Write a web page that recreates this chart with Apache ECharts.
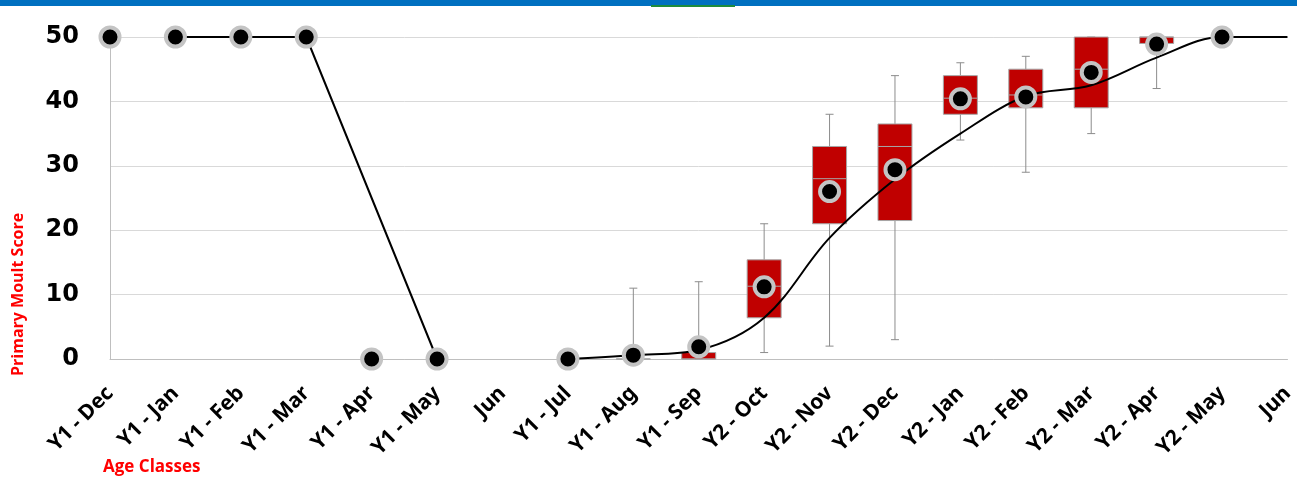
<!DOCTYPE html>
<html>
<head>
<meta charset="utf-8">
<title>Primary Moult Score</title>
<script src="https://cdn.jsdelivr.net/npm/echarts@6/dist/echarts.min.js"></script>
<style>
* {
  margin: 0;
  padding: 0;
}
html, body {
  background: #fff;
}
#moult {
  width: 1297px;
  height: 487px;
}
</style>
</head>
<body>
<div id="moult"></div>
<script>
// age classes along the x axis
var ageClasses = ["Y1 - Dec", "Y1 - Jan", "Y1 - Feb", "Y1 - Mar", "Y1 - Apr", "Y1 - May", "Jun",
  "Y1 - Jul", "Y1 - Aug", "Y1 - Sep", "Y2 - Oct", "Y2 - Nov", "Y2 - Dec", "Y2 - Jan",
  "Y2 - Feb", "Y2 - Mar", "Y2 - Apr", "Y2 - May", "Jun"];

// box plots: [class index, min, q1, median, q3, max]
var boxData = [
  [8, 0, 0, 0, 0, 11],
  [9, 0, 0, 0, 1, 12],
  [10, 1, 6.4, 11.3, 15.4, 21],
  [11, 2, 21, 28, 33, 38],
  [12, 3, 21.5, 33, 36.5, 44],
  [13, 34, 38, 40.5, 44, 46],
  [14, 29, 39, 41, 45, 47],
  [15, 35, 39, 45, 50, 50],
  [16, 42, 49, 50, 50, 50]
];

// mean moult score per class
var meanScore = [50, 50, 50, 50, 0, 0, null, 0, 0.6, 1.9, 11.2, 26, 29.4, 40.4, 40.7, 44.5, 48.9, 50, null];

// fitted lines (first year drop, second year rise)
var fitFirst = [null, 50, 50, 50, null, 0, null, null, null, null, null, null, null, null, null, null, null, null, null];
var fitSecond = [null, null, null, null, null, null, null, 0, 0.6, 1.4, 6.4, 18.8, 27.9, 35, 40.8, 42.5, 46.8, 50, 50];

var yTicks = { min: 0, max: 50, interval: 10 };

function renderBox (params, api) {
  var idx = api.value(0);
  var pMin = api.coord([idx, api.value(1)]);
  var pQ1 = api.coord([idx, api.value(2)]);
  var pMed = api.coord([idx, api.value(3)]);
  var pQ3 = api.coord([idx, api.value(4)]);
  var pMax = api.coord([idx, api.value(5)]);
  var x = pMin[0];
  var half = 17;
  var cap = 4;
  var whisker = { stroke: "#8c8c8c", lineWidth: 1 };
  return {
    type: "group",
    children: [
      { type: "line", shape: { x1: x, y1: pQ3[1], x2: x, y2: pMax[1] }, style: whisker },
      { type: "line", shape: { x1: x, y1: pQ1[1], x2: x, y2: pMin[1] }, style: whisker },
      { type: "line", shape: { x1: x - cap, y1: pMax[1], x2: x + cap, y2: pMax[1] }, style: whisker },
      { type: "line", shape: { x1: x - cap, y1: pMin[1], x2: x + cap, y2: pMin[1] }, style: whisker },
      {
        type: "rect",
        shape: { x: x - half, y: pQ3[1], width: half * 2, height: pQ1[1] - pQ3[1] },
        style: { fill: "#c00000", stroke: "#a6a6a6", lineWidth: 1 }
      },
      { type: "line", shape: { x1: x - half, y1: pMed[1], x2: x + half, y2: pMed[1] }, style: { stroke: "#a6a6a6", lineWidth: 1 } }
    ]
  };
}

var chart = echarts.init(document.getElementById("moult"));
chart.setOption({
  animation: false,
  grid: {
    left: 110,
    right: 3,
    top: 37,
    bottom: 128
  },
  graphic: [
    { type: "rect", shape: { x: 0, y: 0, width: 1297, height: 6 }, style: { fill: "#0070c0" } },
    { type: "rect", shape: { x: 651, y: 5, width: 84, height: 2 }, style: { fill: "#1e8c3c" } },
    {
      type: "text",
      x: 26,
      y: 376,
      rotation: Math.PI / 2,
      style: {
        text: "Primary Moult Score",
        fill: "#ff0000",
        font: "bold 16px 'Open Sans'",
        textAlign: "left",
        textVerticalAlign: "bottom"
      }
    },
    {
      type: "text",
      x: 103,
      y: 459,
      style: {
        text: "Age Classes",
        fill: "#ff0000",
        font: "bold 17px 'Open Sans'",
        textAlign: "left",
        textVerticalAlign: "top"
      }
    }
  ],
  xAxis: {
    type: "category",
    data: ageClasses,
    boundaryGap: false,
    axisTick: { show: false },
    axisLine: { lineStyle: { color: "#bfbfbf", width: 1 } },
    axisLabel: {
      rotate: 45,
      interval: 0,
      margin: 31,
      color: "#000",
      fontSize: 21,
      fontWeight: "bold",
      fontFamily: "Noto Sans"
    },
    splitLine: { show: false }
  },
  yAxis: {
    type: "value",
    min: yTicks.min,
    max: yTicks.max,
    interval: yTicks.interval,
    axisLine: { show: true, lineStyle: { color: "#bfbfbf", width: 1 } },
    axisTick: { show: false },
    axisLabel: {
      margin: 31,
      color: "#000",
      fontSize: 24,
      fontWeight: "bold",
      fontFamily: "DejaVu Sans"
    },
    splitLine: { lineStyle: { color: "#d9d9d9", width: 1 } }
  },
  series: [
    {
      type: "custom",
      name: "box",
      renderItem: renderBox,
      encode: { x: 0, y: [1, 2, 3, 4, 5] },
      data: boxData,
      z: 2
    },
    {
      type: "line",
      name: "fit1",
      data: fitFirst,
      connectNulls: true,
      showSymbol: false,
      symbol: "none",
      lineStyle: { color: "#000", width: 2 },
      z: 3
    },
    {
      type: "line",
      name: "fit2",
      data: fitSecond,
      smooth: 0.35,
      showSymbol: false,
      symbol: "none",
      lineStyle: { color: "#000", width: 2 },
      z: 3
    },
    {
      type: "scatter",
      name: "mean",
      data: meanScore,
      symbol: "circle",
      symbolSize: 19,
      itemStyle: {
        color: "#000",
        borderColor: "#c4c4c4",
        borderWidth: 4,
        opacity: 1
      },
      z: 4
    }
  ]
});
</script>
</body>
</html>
____
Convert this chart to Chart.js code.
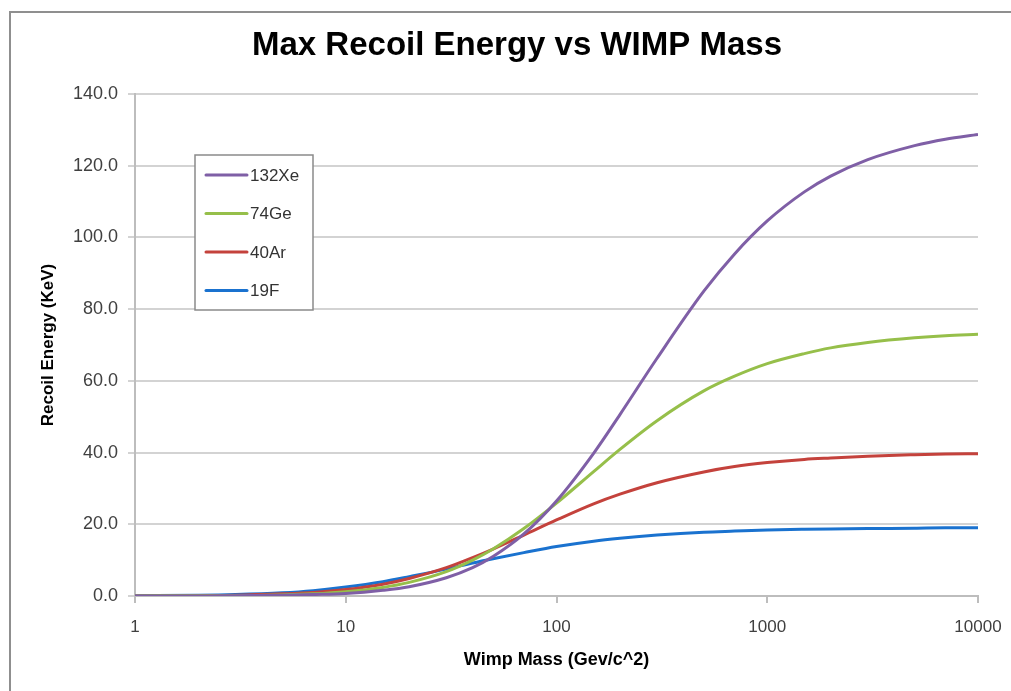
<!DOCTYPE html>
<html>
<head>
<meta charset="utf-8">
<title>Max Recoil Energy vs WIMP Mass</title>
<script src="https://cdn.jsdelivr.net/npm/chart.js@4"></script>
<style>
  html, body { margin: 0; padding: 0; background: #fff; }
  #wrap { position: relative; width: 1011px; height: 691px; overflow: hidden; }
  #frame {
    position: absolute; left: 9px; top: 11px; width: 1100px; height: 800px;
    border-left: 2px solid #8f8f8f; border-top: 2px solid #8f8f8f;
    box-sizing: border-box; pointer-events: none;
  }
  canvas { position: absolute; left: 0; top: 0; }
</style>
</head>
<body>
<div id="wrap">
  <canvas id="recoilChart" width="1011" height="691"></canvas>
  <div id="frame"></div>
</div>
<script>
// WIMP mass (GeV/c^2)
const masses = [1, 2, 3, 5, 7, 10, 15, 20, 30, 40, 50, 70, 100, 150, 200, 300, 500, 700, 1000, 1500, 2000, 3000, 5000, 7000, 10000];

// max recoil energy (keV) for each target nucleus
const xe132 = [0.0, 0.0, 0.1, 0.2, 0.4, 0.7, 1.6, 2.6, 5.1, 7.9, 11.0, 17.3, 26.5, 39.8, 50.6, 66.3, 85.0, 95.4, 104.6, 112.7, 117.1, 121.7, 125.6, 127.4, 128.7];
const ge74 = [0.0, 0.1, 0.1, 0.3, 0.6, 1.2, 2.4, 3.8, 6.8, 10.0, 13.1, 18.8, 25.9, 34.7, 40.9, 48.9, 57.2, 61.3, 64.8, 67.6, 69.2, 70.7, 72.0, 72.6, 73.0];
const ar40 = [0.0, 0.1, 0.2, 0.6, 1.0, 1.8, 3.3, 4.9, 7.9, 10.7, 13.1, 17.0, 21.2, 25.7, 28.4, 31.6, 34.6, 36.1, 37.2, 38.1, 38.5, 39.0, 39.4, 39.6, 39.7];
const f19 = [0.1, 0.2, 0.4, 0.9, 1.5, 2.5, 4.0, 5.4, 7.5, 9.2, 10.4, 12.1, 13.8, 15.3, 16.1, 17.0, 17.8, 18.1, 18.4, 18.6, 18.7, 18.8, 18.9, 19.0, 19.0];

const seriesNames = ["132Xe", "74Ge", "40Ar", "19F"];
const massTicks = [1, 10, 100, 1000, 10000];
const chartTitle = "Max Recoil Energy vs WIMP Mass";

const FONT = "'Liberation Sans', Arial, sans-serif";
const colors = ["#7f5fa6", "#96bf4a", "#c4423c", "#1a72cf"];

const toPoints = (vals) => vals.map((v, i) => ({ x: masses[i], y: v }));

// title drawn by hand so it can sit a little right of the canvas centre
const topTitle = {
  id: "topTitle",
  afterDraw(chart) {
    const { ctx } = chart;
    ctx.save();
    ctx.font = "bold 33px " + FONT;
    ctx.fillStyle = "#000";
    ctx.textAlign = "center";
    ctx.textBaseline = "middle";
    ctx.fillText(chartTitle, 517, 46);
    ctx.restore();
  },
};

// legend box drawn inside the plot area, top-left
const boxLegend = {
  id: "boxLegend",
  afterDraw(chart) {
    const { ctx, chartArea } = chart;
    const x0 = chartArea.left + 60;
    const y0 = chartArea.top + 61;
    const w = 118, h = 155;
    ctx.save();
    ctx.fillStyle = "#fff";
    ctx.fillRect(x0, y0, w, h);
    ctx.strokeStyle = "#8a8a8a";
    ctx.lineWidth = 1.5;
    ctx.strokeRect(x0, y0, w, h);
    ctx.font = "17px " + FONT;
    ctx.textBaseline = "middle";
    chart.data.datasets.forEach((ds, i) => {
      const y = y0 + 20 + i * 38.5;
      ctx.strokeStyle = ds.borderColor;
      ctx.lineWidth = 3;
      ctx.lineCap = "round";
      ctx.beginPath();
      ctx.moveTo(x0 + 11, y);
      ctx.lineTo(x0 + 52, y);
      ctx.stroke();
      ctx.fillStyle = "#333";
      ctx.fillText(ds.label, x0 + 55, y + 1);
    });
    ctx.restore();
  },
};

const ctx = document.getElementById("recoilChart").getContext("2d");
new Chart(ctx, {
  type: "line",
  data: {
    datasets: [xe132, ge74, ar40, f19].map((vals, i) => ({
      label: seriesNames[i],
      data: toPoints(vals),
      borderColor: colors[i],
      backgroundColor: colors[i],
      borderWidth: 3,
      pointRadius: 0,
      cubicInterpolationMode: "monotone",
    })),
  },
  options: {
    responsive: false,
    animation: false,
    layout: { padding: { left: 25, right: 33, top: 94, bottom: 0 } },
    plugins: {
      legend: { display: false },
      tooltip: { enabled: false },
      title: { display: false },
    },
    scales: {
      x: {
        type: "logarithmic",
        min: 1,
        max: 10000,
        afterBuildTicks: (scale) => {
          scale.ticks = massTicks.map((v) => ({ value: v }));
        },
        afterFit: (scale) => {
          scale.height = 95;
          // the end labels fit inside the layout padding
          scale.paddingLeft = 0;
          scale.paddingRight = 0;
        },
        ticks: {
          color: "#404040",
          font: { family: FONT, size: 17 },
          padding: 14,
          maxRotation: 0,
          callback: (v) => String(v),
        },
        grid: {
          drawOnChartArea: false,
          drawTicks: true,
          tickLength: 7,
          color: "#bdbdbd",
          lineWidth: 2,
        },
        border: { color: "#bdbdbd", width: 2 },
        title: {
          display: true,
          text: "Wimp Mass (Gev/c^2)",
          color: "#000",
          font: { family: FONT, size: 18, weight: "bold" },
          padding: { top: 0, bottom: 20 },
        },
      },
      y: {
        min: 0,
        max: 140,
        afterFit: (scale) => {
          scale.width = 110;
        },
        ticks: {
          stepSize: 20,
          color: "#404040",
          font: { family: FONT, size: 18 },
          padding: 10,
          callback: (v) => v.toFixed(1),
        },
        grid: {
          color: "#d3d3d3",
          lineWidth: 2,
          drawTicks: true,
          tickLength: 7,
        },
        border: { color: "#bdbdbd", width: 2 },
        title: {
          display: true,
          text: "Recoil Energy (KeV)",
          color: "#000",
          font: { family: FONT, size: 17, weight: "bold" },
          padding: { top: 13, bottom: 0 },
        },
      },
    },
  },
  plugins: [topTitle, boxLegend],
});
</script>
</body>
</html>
____
▶ _Objective_:
Collect the lines that hold "this".

▶ _Task result_:
Write a web page that recreates this chart with Apache ECharts.
Convert this chart to Chart.js code.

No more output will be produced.